Supplied material:
____________________
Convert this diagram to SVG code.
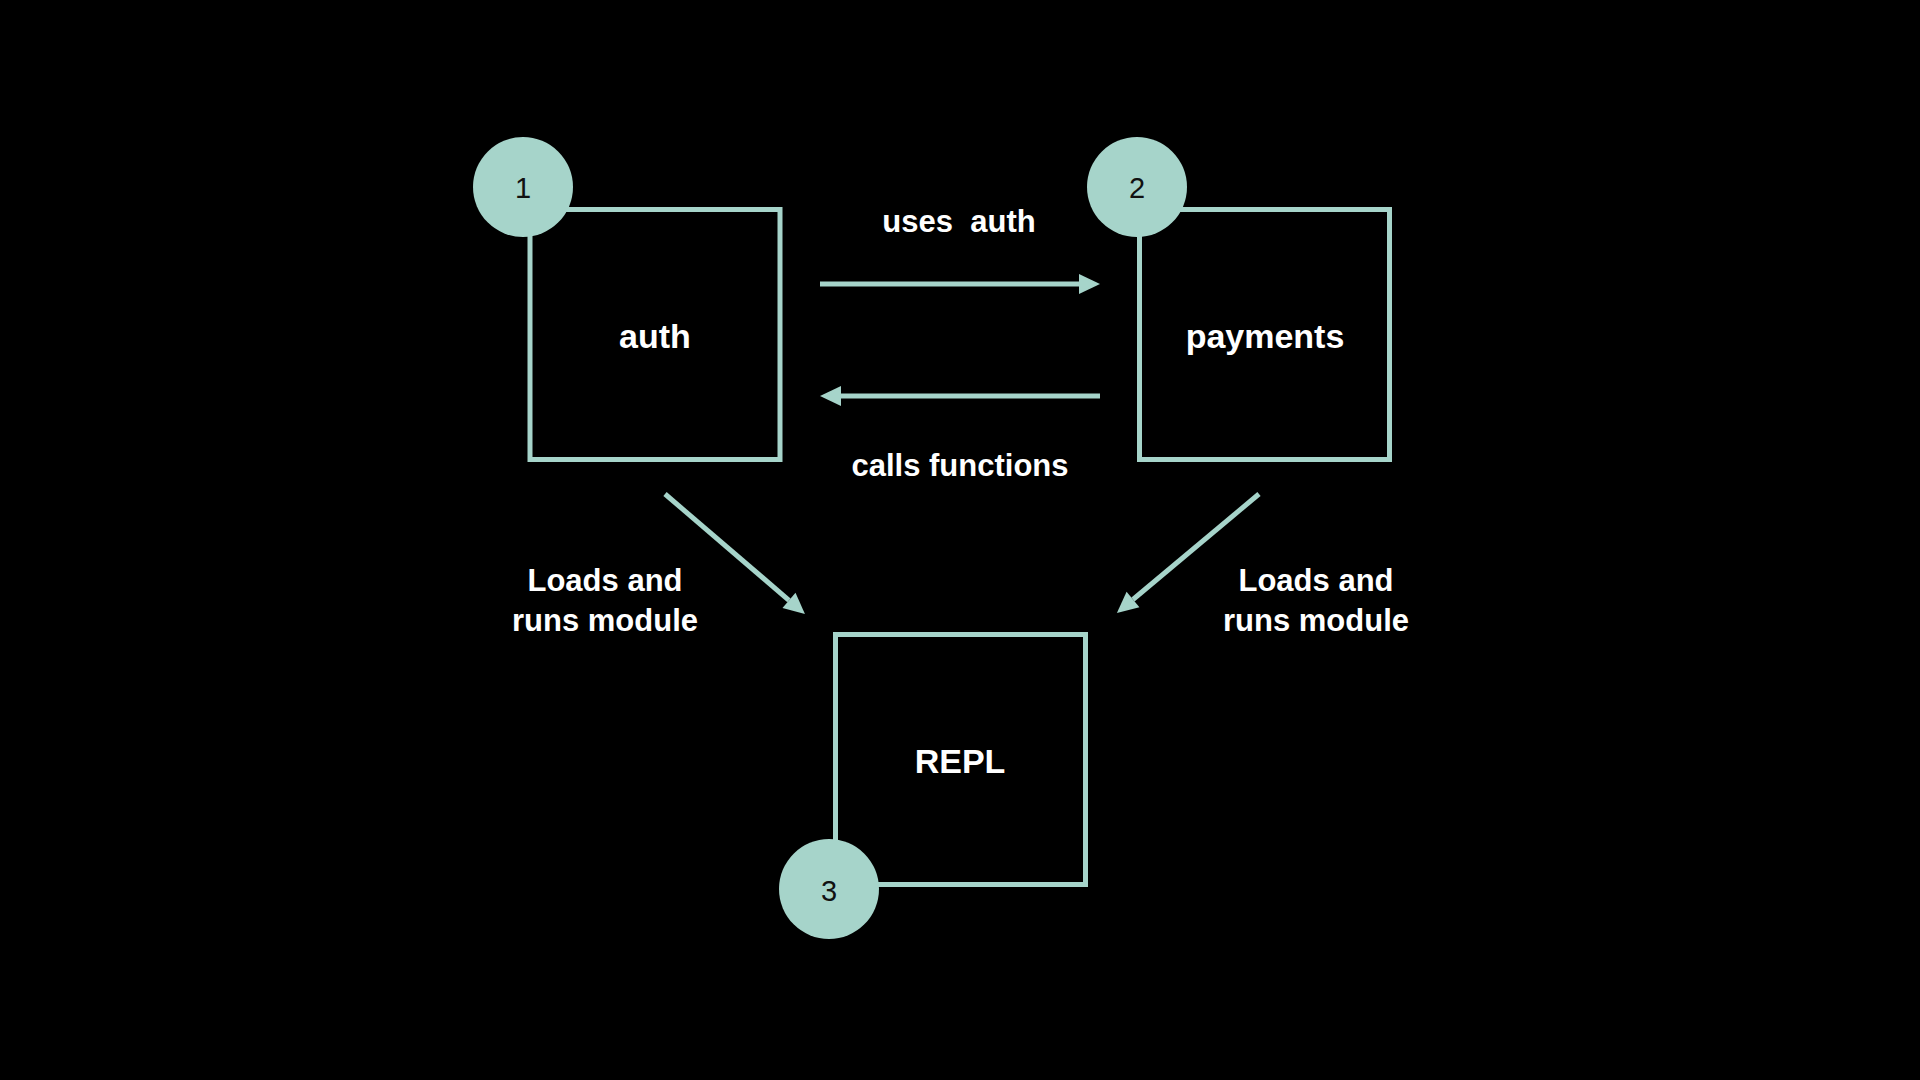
____________________
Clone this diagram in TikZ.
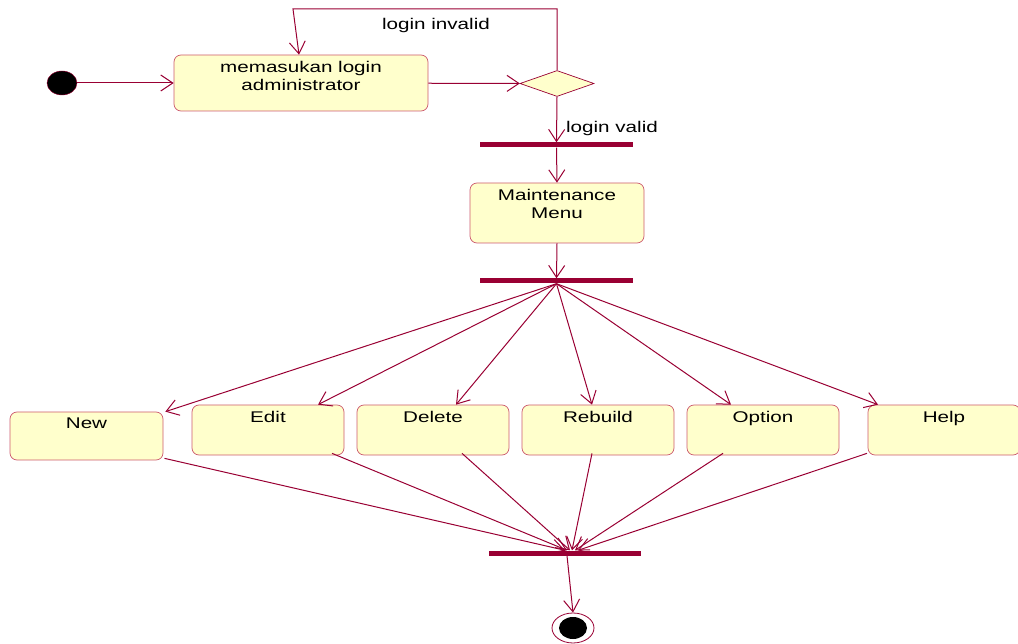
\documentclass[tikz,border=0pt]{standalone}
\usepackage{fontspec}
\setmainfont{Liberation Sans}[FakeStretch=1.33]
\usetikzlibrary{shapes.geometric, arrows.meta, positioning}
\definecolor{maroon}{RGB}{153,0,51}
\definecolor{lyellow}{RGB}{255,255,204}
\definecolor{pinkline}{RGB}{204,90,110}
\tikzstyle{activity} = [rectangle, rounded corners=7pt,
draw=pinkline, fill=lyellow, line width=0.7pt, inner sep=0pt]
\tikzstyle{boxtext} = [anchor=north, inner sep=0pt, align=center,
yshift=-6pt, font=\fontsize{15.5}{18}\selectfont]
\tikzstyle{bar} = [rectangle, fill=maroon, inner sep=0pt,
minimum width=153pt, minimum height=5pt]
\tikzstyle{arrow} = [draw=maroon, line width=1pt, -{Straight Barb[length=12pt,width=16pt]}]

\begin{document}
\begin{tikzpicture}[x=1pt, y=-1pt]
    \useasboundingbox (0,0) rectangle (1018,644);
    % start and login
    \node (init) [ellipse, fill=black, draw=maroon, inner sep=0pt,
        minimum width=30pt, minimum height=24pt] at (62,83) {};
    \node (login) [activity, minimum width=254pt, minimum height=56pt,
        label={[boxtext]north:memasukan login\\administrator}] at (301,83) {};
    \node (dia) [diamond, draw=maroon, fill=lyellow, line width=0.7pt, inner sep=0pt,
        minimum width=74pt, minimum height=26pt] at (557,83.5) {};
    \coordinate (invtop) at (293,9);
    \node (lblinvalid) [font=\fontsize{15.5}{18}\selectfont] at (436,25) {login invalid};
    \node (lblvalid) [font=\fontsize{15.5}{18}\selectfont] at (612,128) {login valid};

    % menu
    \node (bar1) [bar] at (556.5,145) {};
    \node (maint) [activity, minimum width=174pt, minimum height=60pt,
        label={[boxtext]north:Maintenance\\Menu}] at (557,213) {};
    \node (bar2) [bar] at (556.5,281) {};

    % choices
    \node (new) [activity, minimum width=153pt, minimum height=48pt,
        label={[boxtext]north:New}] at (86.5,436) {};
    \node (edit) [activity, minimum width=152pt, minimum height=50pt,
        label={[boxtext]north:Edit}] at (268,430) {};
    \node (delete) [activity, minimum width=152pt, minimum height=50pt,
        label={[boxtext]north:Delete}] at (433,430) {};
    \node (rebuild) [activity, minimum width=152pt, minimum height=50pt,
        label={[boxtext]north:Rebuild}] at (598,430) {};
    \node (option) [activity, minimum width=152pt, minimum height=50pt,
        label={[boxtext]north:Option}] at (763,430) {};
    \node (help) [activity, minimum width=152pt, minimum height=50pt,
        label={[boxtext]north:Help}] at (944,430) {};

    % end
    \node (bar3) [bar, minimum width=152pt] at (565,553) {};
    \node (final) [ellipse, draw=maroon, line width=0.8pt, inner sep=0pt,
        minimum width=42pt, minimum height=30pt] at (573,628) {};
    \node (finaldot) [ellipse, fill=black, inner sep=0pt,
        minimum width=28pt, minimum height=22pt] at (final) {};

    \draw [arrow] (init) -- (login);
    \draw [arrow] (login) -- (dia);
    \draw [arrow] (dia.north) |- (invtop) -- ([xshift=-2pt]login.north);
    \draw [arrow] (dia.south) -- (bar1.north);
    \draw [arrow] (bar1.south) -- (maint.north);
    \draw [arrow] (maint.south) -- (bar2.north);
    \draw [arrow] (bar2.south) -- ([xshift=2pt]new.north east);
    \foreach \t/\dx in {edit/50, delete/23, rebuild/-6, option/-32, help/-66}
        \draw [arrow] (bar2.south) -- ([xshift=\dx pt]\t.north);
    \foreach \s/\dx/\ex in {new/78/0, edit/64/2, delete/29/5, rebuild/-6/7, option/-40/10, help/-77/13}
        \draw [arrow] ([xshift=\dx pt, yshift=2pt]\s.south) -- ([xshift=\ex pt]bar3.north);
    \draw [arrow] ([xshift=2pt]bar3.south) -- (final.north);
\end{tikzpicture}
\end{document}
____________________
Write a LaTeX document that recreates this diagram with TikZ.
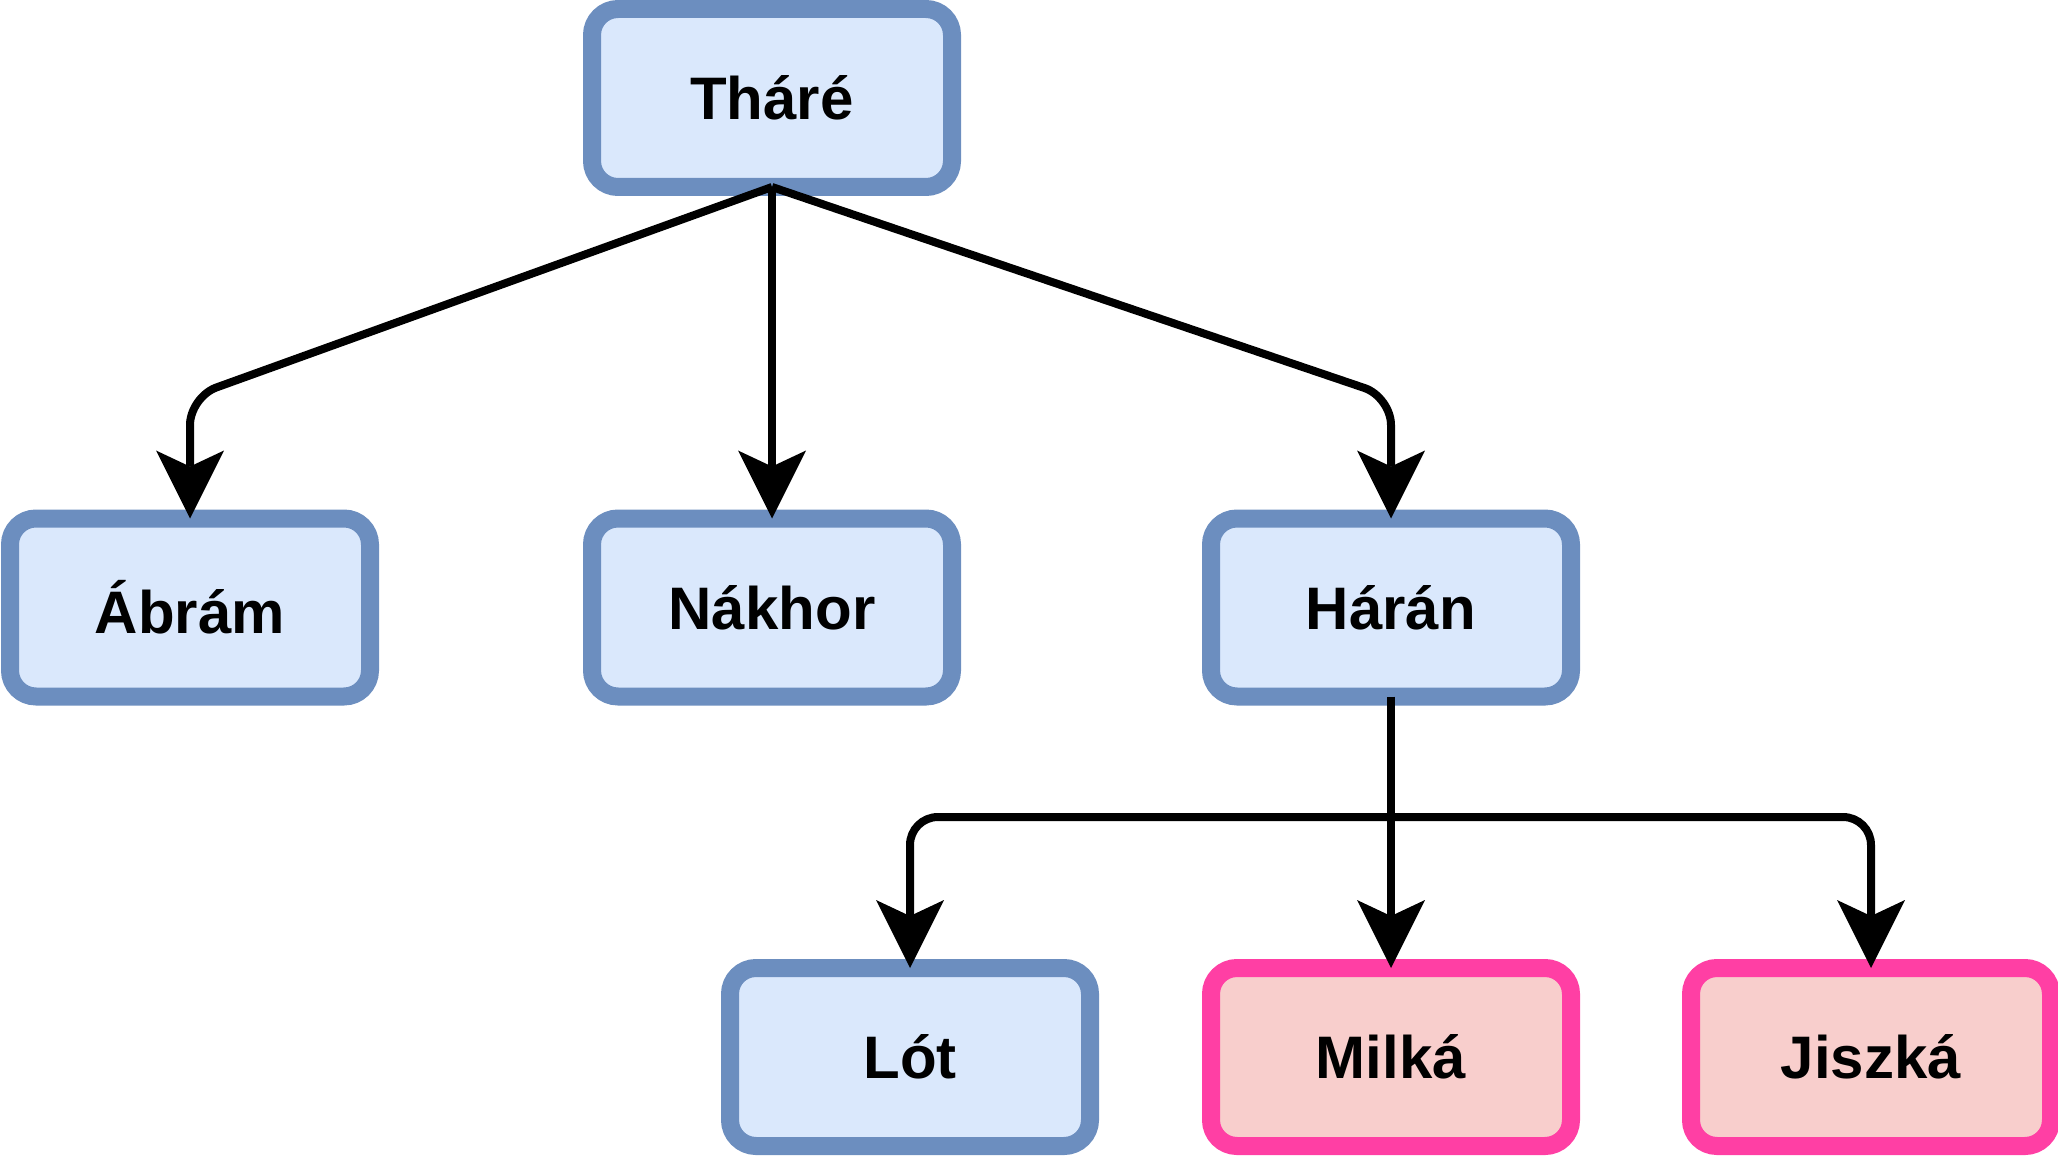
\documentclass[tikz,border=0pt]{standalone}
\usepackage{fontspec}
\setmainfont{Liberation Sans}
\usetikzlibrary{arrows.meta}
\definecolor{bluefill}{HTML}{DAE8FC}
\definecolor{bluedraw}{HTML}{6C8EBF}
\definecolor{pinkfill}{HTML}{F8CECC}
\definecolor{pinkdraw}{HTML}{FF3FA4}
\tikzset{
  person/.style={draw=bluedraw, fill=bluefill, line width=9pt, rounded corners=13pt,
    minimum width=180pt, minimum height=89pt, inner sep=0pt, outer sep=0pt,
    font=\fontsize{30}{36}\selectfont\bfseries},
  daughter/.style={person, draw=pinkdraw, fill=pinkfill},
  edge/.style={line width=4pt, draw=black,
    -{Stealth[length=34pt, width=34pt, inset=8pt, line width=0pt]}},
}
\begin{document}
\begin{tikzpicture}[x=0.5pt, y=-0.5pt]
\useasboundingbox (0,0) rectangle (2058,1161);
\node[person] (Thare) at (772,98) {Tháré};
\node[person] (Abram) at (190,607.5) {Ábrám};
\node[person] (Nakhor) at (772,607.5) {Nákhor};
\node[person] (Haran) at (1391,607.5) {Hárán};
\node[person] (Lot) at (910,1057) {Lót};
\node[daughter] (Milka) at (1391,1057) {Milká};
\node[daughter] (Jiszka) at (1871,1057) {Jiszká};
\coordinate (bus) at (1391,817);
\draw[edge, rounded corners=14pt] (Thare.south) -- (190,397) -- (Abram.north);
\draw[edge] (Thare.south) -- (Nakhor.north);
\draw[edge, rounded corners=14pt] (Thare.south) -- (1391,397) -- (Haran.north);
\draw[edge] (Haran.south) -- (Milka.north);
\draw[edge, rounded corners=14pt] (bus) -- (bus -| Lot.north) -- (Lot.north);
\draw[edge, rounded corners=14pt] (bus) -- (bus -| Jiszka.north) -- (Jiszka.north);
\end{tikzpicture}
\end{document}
____________________
Problem: Pull every line holding "this" out of the records.

Worked answer:
Convert this diagram to SVG code.
Clone this diagram in TikZ.
Write a LaTeX document that recreates this diagram with TikZ.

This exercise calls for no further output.